Adapted from a recent online discussion.
Dear Carolyn: Two people in my life recently wanted me to say specific things to them to fulfill their emotional needs. It wasn’t a personal preference, as in, “Please refer to my wedding as my union” — a simple request — but, “I want you to say sorry even though you don’t think you’ve done anything wrong.” Or, “I want you to ask me about this because I want to talk about it.”
I told both of these people I thought these requests were ludicrous.
What aggravates me is that I don’t think they got what they were looking for, which is asking me to feel emotions I don’t feel, then to express these insincere emotions to their satisfaction.
Seriously, where does a person draw the line? Maybe to just smooth the waters and make people feel better, you’re supposed to say anything?
But I Want You to Say
Wow — hard to see past your dukes, they’re up so high.
These people want something from you that you’re obviously not giving — and I’m not talking about the stock, insincere phrasing that you rightly question but too-combatively deride to their faces.
I’m talking about the emotional satisfaction they would derive from knowing they’ve been heard. If I read correctly between the lines here, you’ve knowingly denied them the “I hear you” assurance they seek.
The thing is, “hearing” them doesn’t have to mean you agree with what they’re saying. You can understand their points even as you disagree. Take the secret love letter from Tuesday’s column, for example. You can believe the wife mishandled it, but still understand completely why she made the choice she did — in the context of her needs and her world view. It’s a broadening of what you treat as valid, so that validity encompasses others’ natures and views.
So where you see ludicrous requests, I see unfortunately phrased versions of “Please understand me.”
Try that next time, I suggest, in lieu of quibbling with their methods. Listen carefully and make it clear you grasp how they feel, even when your experience puts you entirely somewhere else.
Re: Ludicrous: I get this a fair amount from my 20-year-old daughter. We have a good relationship, but sometimes — deliberately or not — I miss my lines. You know, the, “That’s awful!” or “You poor baby!” or “You’re so smart,” or whatever form of affirmation/sympathy/support she is looking for at that moment. Then she might tell me, “Dad, you’re not very good at this.”

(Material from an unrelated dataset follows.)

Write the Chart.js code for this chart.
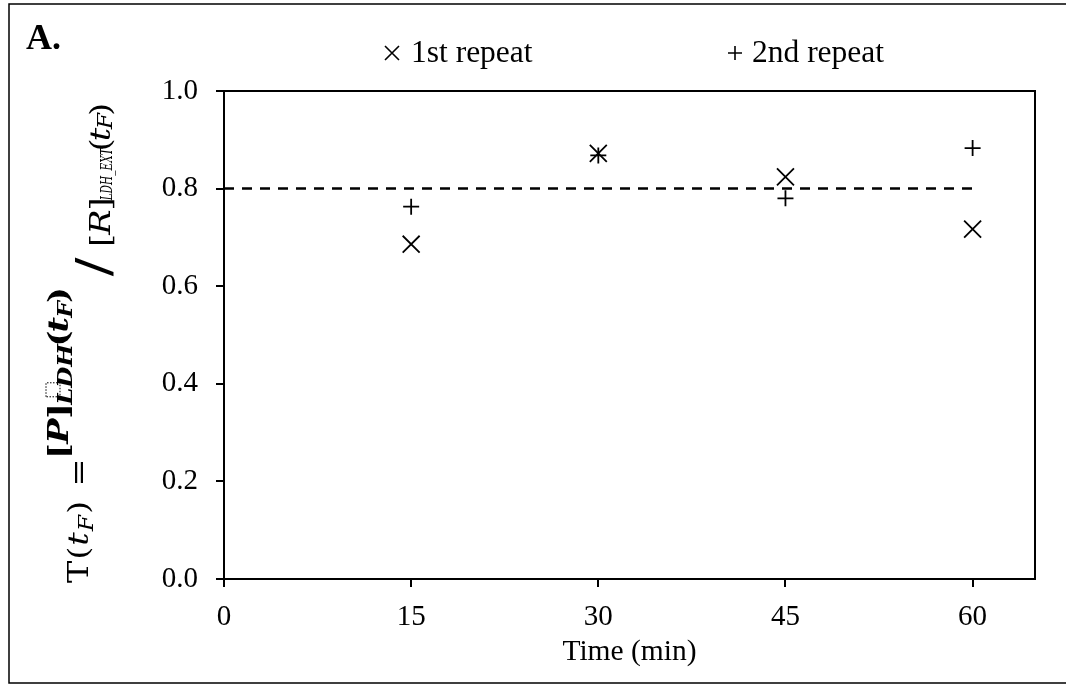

Truth is, I don’t want to give her everything she wants, every time. That’s not what a parent should do, and it’s not what a friend should do, either.
Still, a friend who tells you what she wants you to say is also saying: “I could use some sympathy or validation right now, and it doesn’t have to be heartfelt.” I don’t think there’s anything wrong with sometimes honoring a request like that.
“Sometimes” is key, thanks.
The person feeling unsympathetic to a sympathy request also has options besides just caving at one extreme or batting it down at the other: “I know you want sympathy, but” — for example — “this comes up so often I don’t think sympathy is helping.” There’s always room for a truth kindly told.